In digital circuit design, especially in microprocessor or measuring applications, it is often necessary to produce a clock signal by dividing down a master clock. The 4-chip solution suggested here is very versatile; it takes a 50% duty cycle input clock and outputs a 50% duty cycle clock selectable (via an 8-way DIP switch) for every divisor from 1 to 255. The most complex chip in this design is IC1, an 8-bit down-counter which is ‘programmed’ by the binary value set up on the eight DIP switches. An edge detector circuit made up of IC3 and IC4 produces a pulse at every rising and falling edge of the input clock f0.
Each time the counter reaches zero a flip flop is toggled to produce a 50:50 mark/space ratio output signal.

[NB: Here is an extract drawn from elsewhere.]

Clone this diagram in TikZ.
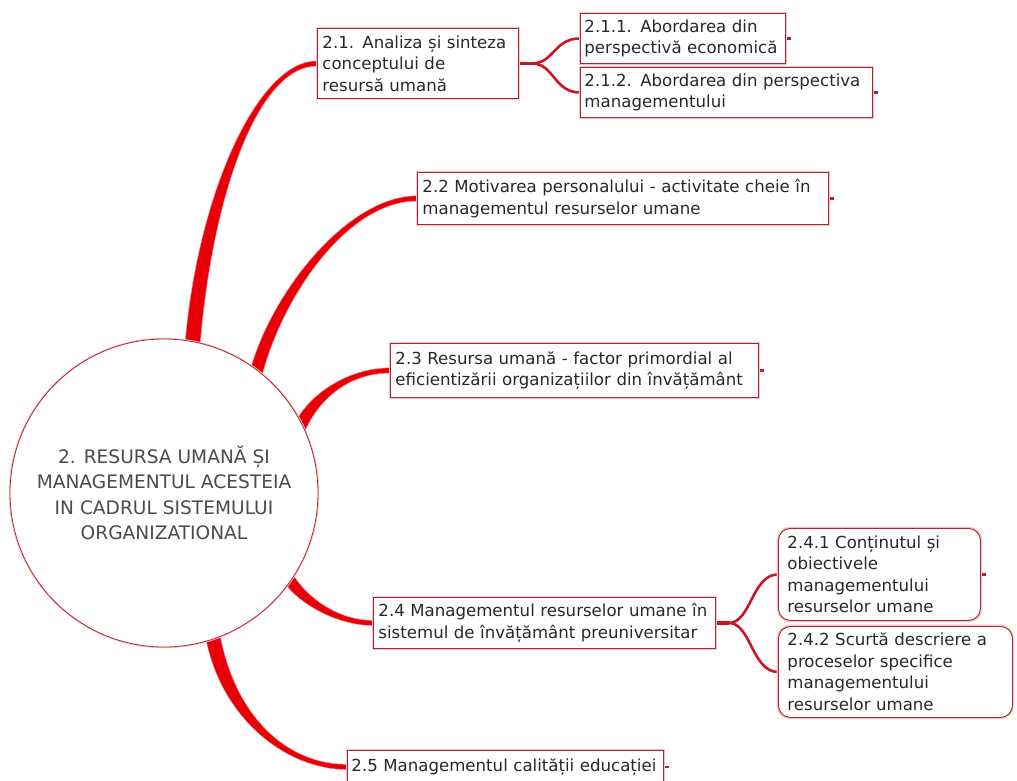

It does not matter if the gates used in the edge detector circuit are inverting or noninverting; the only important points are that the correct number of gates are used and the delay time produced by each gate.The total propagation delay through seven HC type gates will be enough to generate a pulse of sufficient width to reliably clock the counter. Propagation delay is the time taken for a signal at a gate’s input pin to affect the output, and this is given in the data sheet.
The edge detector produces a pulse on both the positive and negative edges of the input clock signal. The down-counter decrements its value each time it receives a clock impulse on CP. When ever the counter reaches zero the terminal count pin (TC) generates a negative pulse, reloading the counter (via parallel load PL) with the binary switch setting. The counter continues counting down from this value. The JK flip flop IC3 is configured as a toggle type flip flop (both inputs J and K wired to a ‘1’) the outputs Q and Q change state (toggle) on each rising edge of the TC output of IC1. The DIP switches are used to set up the division ratio, to divide the clock by 23 for example, set the DIP switches to the binary value of 23 i.e. 00010111 (setting P4, P2, P1 and P0 to High).